> [DIRECTIONS]:
Provide only the number of lines in the records below that include "this".

(Source code of charts)
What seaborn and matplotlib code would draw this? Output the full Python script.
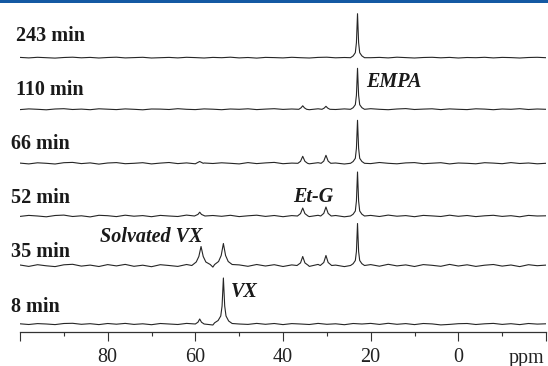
import numpy as np
import pandas as pd
import matplotlib
matplotlib.use("Agg")
import matplotlib.pyplot as plt
from matplotlib.patches import Rectangle
import seaborn as sns

# ---------------- data ----------------
spectra = ["243 min", "110 min", "66 min", "52 min", "35 min", "8 min"]

grid_ppm = [100, 98, 96, 94, 92, 90, 88, 86, 84, 82,
            80, 78, 76, 74, 72, 70, 68, 66, 64, 62,
            60, 58, 56, 54, 52, 50, 48, 46, 44, 42,
            40, 38, 36, 34, 32, 30, 28, 26, 24, 22,
            20, 18, 16, 14, 12, 10, 8, 6, 4, 2,
            0, -2, -4, -6, -8, -10, -12, -14, -16, -18,
            -20]

noise_243 = [0.3, -0.2, 0.4, 0.0, -0.4, 0.2, 0.5, -0.1, 0.3, -0.3,
             0.2, 0.5, -0.2, 0.1, 0.4, -0.3, 0.0, 0.3, -0.2, 0.4,
             0.1, -0.3, 0.3, 0.0, 0.5, -0.2, 0.2, -0.4, 0.3, 0.1,
             -0.2, 0.4, 0.0, -0.3, 0.3, 0.5, -0.1, 0.2, -0.3, 0.4,
             0.0, 0.3, -0.2, 0.5, 0.1, -0.3, 0.2, 0.4, -0.1, 0.3,
             -0.3, 0.2, 0.0, 0.4, -0.2, 0.3, 0.1, -0.3, 0.2, 0.4,
             0.0]
noise_110 = [-0.3, 0.4, 0.0, -0.5, 0.3, 0.6, -0.2, 0.2, -0.4, 0.5,
             0.1, -0.3, 0.4, 0.0, -0.5, 0.3, 0.2, -0.2, 0.6, 0.0,
             -0.3, 0.4, 0.1, -0.4, 0.3, 0.0, 0.5, -0.3, 0.2, 0.6,
             -0.1, 0.3, 0.0, -0.4, 0.5, 0.0, -0.2, 0.4, 0.1, -0.3,
             0.6, 0.0, -0.4, 0.3, 0.7, -0.2, 0.2, 0.5, -0.3, 0.4,
             0.0, -0.3, 0.5, 0.2, -0.4, 0.3, 0.0, 0.6, -0.2, 0.3,
             0.0]
noise_66 = [0.2, -0.6, 0.5, 0.0, -0.7, 0.6, 0.9, -0.3, 0.4, -0.8,
            0.3, 0.7, -0.4, 0.0, 0.6, -0.6, 0.2, 0.8, -0.3, 0.4,
            -0.5, 0.3, -0.2, 0.5, 0.0, -0.6, 0.7, -0.3, 0.4, 0.9,
            -0.4, 0.2, 0.0, -0.5, 0.6, -0.2, 0.3, -0.7, 0.5, 0.1,
            -0.3, 0.8, 0.0, -0.5, 0.4, 0.7, -0.4, 0.1, 0.6, -0.6,
            0.3, 0.0, -0.5, 0.6, 0.2, -0.4, 0.7, -0.2, 0.3, -0.5,
            0.0]
noise_52 = [-0.4, 0.6, 0.0, -0.8, 0.5, 0.9, -0.5, 0.2, -0.9, 0.7,
            0.3, -0.6, 0.8, -0.2, 0.4, -0.7, 0.6, 0.0, -0.5, 0.9,
            0.0, -0.8, 0.5, -0.3, 0.7, -0.6, 0.2, 0.8, -0.4, 0.5,
            -0.7, 0.4, 0.0, -0.6, 0.7, -0.3, 0.5, -0.8, 0.3, 0.0,
            0.6, -0.5, 0.9, -0.2, 0.4, -0.7, 0.6, 0.1, -0.5, 0.8,
            -0.3, 0.5, -0.6, 0.2, 0.7, -0.4, 0.3, -0.8, 0.6, 0.0,
            0.2]
noise_35 = [0.5, -0.9, 0.8, -0.3, -1.1, 0.7, 1.2, -0.6, 0.4, -1.0,
            0.9, -0.4, 1.1, -0.8, 0.3, -1.2, 0.8, 0.0, -0.9, 1.0,
            0.0, -1.0, -1.6, 0.2, 1.6, 0.6, -0.8, 1.0, -0.5, 0.8,
            -1.0, 0.6, 0.0, -0.9, 1.1, -0.6, 0.4, -1.1, 0.8, 0.0,
            0.9, -0.7, 1.2, -0.4, 0.6, -1.0, 0.9, 0.2, -0.8, 1.1,
            -0.5, 0.7, -0.9, 0.3, 1.0, -0.6, 0.5, -1.1, 0.8, -0.2,
            0.4]
noise_8 = [0.2, -0.5, 0.4, 0.0, -0.6, 0.5, 0.7, -0.3, 0.3, -0.6,
           0.5, -0.2, 0.6, -0.4, 0.2, -0.7, 0.5, 0.0, -0.5, 0.6,
           0.0, 0.3, -1.0, 0.8, 1.2, 0.0, -0.4, 0.6, -0.3, 0.5,
           -0.6, 0.4, 0.0, -0.5, 0.6, -0.3, 0.2, -0.7, 0.5, 0.0,
           0.6, -0.4, 0.7, -0.3, 0.4, -0.6, 0.5, 0.1, -0.9, -0.4,
           0.3, 0.5, -0.5, 0.2, 0.6, -0.4, 0.3, -0.6, 0.5, -0.1,
           0.2]

# peaks: explicit (ppm, intensity) points
empa_243 = ([24.6, 24.0, 23.5, 23.25, 23.0, 22.75, 22.5, 22.0, 21.4],
            [0.0, 1.8, 5.0, 15.0, 44.0, 15.0, 5.0, 1.8, 0.0])
empa_110 = ([24.6, 24.0, 23.5, 23.25, 23.0, 22.75, 22.5, 22.0, 21.4],
            [0.0, 1.6, 4.6, 14.0, 41.0, 14.0, 4.6, 1.6, 0.0])
etg1_110 = ([36.4, 35.9, 35.5, 35.1, 34.6], [0.0, 1.4, 3.5, 1.4, 0.0])
etg2_110 = ([31.1, 30.6, 30.2, 29.8, 29.3], [0.0, 1.2, 3.0, 1.2, 0.0])
empa_66 = ([24.6, 24.0, 23.5, 23.25, 23.0, 22.75, 22.5, 22.0, 21.4],
           [0.0, 1.8, 5.0, 15.0, 43.0, 15.0, 5.0, 1.8, 0.0])
etg1_66 = ([36.6, 36.0, 35.5, 35.0, 34.4], [0.0, 2.0, 7.0, 2.0, 0.0])
etg2_66 = ([31.3, 30.7, 30.2, 29.7, 29.1], [0.0, 2.2, 8.0, 2.2, 0.0])
svx_66 = ([59.8, 59.0, 58.2], [0.0, 1.8, 0.0])
empa_52 = ([24.6, 24.0, 23.5, 23.25, 23.0, 22.75, 22.5, 22.0, 21.4],
           [0.0, 1.8, 5.0, 15.0, 44.0, 15.0, 5.0, 1.8, 0.0])
etg1_52 = ([36.7, 36.0, 35.5, 35.0, 34.3], [0.0, 2.4, 8.0, 2.4, 0.0])
etg2_52 = ([31.4, 30.7, 30.2, 29.7, 29.0], [0.0, 2.6, 9.0, 2.6, 0.0])
svx_52 = ([60.2, 59.4, 59.0, 58.6, 57.8], [0.0, 1.6, 3.8, 1.6, 0.0])
empa_35 = ([24.6, 24.0, 23.5, 23.25, 23.0, 22.75, 22.5, 22.0, 21.4],
           [0.0, 1.8, 5.0, 14.0, 42.0, 14.0, 5.0, 1.8, 0.0])
etg1_35 = ([36.8, 36.0, 35.5, 35.0, 34.2], [0.0, 2.6, 9.0, 2.6, 0.0])
etg2_35 = ([31.5, 30.7, 30.2, 29.7, 28.9], [0.0, 3.0, 10.0, 3.0, 0.0])
svx_35 = ([60.8, 59.8, 59.2, 58.7, 58.2, 57.6, 56.6],
          [0.0, 3.5, 9.0, 19.0, 9.0, 3.5, 1.0])
vx_35 = ([55.6, 54.7, 54.1, 53.6, 53.1, 52.5, 51.6],
         [1.0, 4.0, 10.0, 22.0, 10.0, 4.0, 1.0])
vx_8 = ([55.6, 54.8, 54.2, 53.9, 53.6, 53.3, 53.0, 52.4, 51.6],
        [1.2, 3.5, 8.0, 18.0, 46.0, 18.0, 8.0, 3.0, 0.5])
svx_8 = ([60.0, 59.4, 59.0, 58.6, 58.0], [0.0, 1.8, 5.0, 1.8, 0.0])

noises = [noise_243, noise_110, noise_66, noise_52, noise_35, noise_8]
peaks = [
    [empa_243],
    [empa_110, etg1_110, etg2_110],
    [empa_66, etg1_66, etg2_66, svx_66],
    [empa_52, etg1_52, etg2_52, svx_52],
    [empa_35, etg1_35, etg2_35, svx_35, vx_35],
    [vx_8, svx_8],
]

tick_values = [100, 80, 60, 40, 20, 0, -20]
tick_labels = ["", "80", "60", "40", "20", "0", ""]
minor_ticks = [90, 70, 50, 30, 10, -10]

annotations = ["EMPA", "Et-G", "Solvated VX", "VX"]

# ---------------- layout (pixels of the 548x366 figure) ----------------
W, H = 548, 366
AX_L, AX_R, AX_B = 20, 546, 332.3
baselines_px = [57.7, 109.3, 163.3, 216.0, 265.5, 324.0]
label_x = [16, 16, 11, 11, 11, 11]
label_y = [36, 90, 144, 198, 251.7, 307.5]
ann_x = [366, 292.7, 100, 230.7]
ann_y = [81.7, 196.7, 236.5, 291.7]

# ---------------- build long table ----------------
rows = []
for name, base_px, noise, plist in zip(spectra, baselines_px, noises, peaks):
    offset = AX_B - base_px
    spans = [(min(p[0]), max(p[0])) for p in plist]
    for x, n in zip(grid_ppm, noise):
        if not any(lo <= x <= hi for lo, hi in spans):
            rows.append((name, x, n + offset))
    for px_list, iy in plist:
        for x, v in zip(px_list, iy):
            rows.append((name, x, v + offset))
df = pd.DataFrame(rows, columns=["spectrum", "ppm", "y"])

# ---------------- plot ----------------
sns.set_theme(style="white")
plt.rcParams["font.family"] = ["Liberation Serif", "DejaVu Serif"]

fig = plt.figure(figsize=(W / 100, H / 100), dpi=100)
ax = fig.add_axes([AX_L / W, (H - AX_B) / H, (AX_R - AX_L) / W, AX_B / H])
ax.set_facecolor("none")

sns.lineplot(data=df, x="ppm", y="y", units="spectrum", estimator=None,
             sort=True, color="#262626", linewidth=0.8, legend=False, ax=ax)

ax.set_xlim(100, -20)
ax.set_ylim(0, AX_B)
for s in ["left", "top", "right"]:
    ax.spines[s].set_visible(False)
ax.spines["bottom"].set_color("#333333")
ax.spines["bottom"].set_linewidth(0.9)
ax.set_yticks([])
ax.set_xticks(tick_values)
ax.set_xticklabels(tick_labels)
ax.set_xticks(minor_ticks, minor=True)
ax.tick_params(axis="x", which="major", direction="out", length=6.5, width=0.8,
               color="#333333", pad=5, labelsize=14.5, labelcolor="#222222",
               bottom=True)
ax.tick_params(axis="x", which="minor", direction="out", length=3, width=0.8,
               color="#333333", bottom=True)
ax.set_xlabel("")
ax.set_ylabel("")

fig.text(526.7 / W, 1 - 362.5 / H, "ppm", ha="center", va="baseline",
         fontsize=14.5, color="#222222")

for lab, x, y in zip(spectra, label_x, label_y):
    fig.text(x / W, 1 - y / H, lab, ha="left", va="center", fontsize=14.5,
             fontweight="bold", color="#1a1a1a")

for lab, x, y in zip(annotations, ann_x, ann_y):
    fig.text(x / W, 1 - y / H, lab, ha="left", va="center", fontsize=14.5,
             fontweight="bold", fontstyle="italic", color="#1a1a1a")

fig.add_artist(Rectangle((0, 1 - 3 / H), 1, 3 / H, transform=fig.transFigure,
                         color="#1459a3", lw=0))

fig.savefig("out.png", dpi=100)
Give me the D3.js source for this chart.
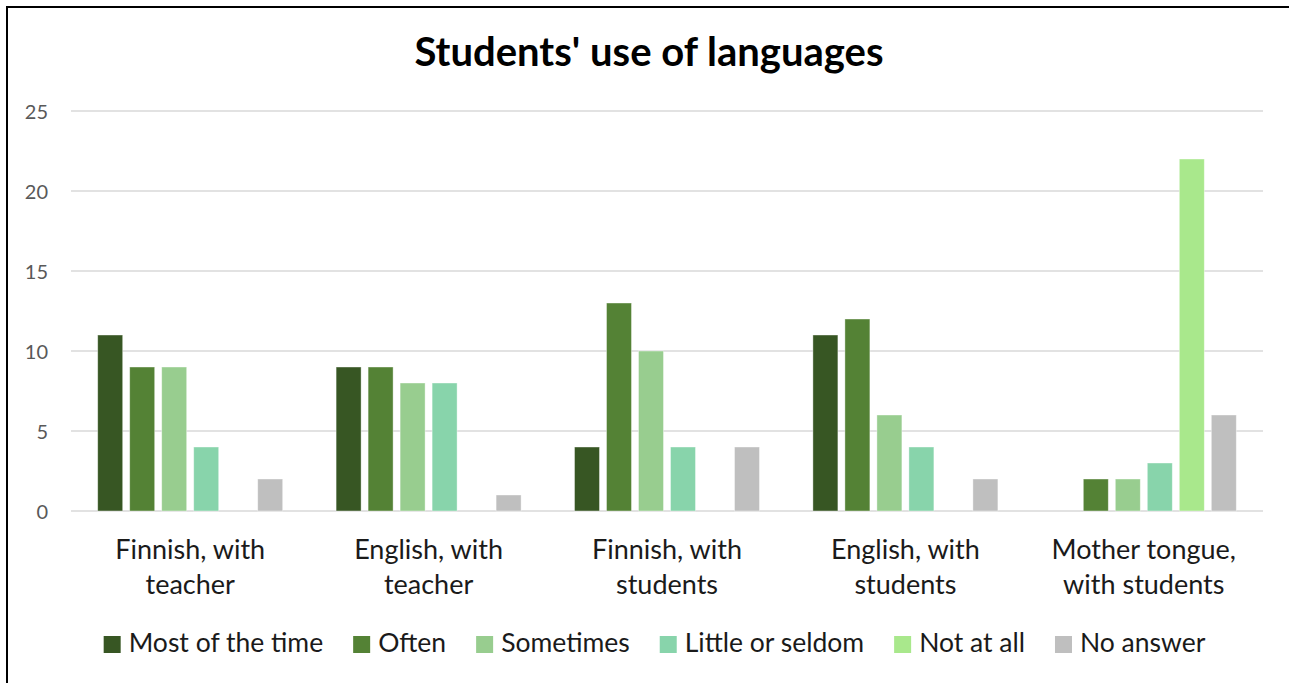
<!DOCTYPE html>
<html>
<head>
<meta charset="utf-8">
<script src="https://cdn.jsdelivr.net/npm/d3@7/dist/d3.min.js"></script>
<style>
  html, body { margin: 0; padding: 0; background: #fff; }
  svg { display: block; }
  text { font-family: Lato, "Open Sans", sans-serif; }
</style>
</head>
<body>
<svg id="chart" width="1289" height="683"></svg>
<script>
// Survey categories (x axis, two-line labels)
const categories = [
  ["Finnish, with", "teacher"],
  ["English, with", "teacher"],
  ["Finnish, with", "students"],
  ["English, with", "students"],
  ["Mother tongue,", "with students"]
];
const seriesNames = ["Most of the time", "Often", "Sometimes", "Little or seldom", "Not at all", "No answer"];
const seriesColors = ["#375623", "#548235", "#98CD8F", "#88D4AB", "#A9E88C", "#BFBFBF"];

// Responses per category, one array per answer option
const mostOfTheTime = [11, 9, 4, 11, 0];
const often         = [9, 9, 13, 12, 2];
const sometimes     = [9, 8, 10, 6, 2];
const littleSeldom  = [4, 8, 4, 4, 3];
const notAtAll      = [0, 0, 0, 0, 22];
const noAnswer      = [2, 1, 4, 2, 6];
const yTicks = [0, 5, 10, 15, 20, 25];

const seriesValues = [mostOfTheTime, often, sometimes, littleSeldom, notAtAll, noAnswer];

const svg = d3.select("#chart");
const W = 1289, H = 683;
const plot = { left: 71, right: 1263, top: 111, bottom: 511 };

// outer frame (left and top edges visible)
svg.append("rect")
  .attr("x", 7).attr("y", 7)
  .attr("width", W + 20).attr("height", H + 20)
  .attr("fill", "#fff").attr("stroke", "#000").attr("stroke-width", 2);

const catKeys = categories.map((c, i) => i);
const x0 = d3.scaleBand().domain(catKeys).range([plot.left, plot.right]).padding(0);
const groupW = x0.bandwidth() * 0.776;
const x1 = d3.scaleBand().domain(d3.range(seriesNames.length))
  .range([(x0.bandwidth() - groupW) / 2, (x0.bandwidth() + groupW) / 2])
  .paddingInner(7 / 32).paddingOuter(0);
const y = d3.scaleLinear().domain([0, 25]).range([plot.bottom, plot.top]);

// gridlines
svg.append("g").selectAll("line").data(yTicks).join("line")
  .attr("x1", plot.left).attr("x2", plot.right)
  .attr("y1", d => y(d)).attr("y2", d => y(d))
  .attr("stroke", "#D9D9D9").attr("stroke-width", 1.6);

// y axis labels
const yAxis = d3.axisLeft(y).tickValues(yTicks).tickSize(0).tickPadding(0).tickFormat(d3.format("d"));
const yg = svg.append("g").attr("transform", `translate(48,0)`).call(yAxis);
yg.select(".domain").remove();
yg.selectAll("text").attr("fill", "#595959").attr("font-size", 20).attr("dy", "0.35em")
  .style("font-family", "Lato, 'Open Sans', sans-serif");

// bars
const rows = [];
seriesValues.forEach((vals, s) => vals.forEach((v, c) => { if (v > 0) rows.push({ s, c, v }); }));
svg.append("g").selectAll("rect").data(rows).join("rect")
  .attr("x", d => x0(d.c) + x1(d.s))
  .attr("y", d => y(d.v))
  .attr("width", x1.bandwidth())
  .attr("height", d => y(0) - y(d.v))
  .attr("fill", d => seriesColors[d.s])
  .attr("stroke", "rgba(255,255,255,0.5)").attr("stroke-width", 0.8);

// x axis labels
const xl = svg.append("g");
categories.forEach((lines, i) => {
  const cx = x0(i) + x0.bandwidth() / 2;
  const t = xl.append("text")
    .attr("text-anchor", "middle")
    .attr("font-size", 27).attr("fill", "#1a1a1a");
  lines.forEach((ln, k) => t.append("tspan").attr("x", cx).attr("y", 559 + k * 35).text(ln));
});

// title
svg.append("text")
  .attr("x", 649).attr("y", 66)
  .attr("text-anchor", "middle")
  .attr("font-size", 40).attr("font-weight", "bold").attr("fill", "#000")
  .text("Students' use of languages");

// legend
const lg = svg.append("g");
const items = seriesNames.map((name, i) => {
  const g = lg.append("g");
  g.append("rect").attr("x", 0).attr("y", -16).attr("width", 17).attr("height", 17).attr("fill", seriesColors[i]);
  const t = g.append("text").attr("x", 25).attr("y", 0)
    .attr("font-size", 26.5).attr("fill", "#1a1a1a").text(name);
  return { g, w: 25 + t.node().getComputedTextLength() };
});
const gap = 30;
const total = d3.sum(items, d => d.w) + gap * (items.length - 1);
let lx = 654.5 - total / 2;
items.forEach(it => { it.g.attr("transform", `translate(${lx},652)`); lx += it.w + gap; });
</script>
</body>
</html>
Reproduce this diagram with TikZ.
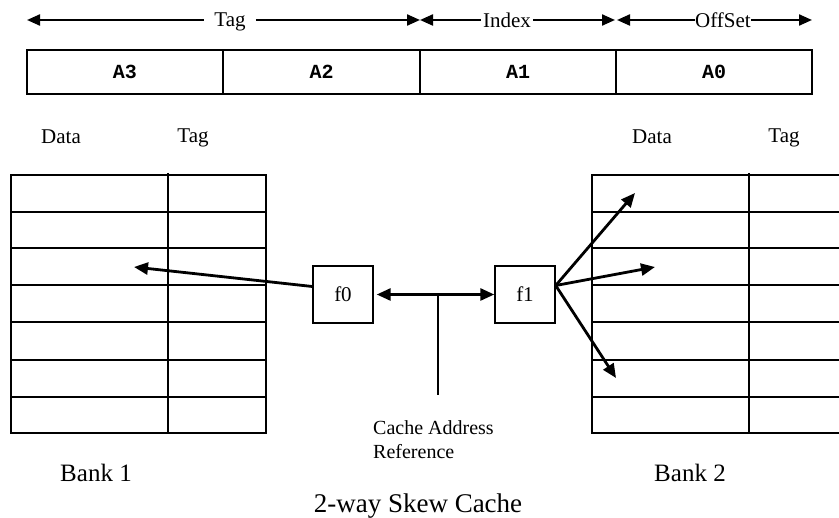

> [FINISHED ANSWER]:
3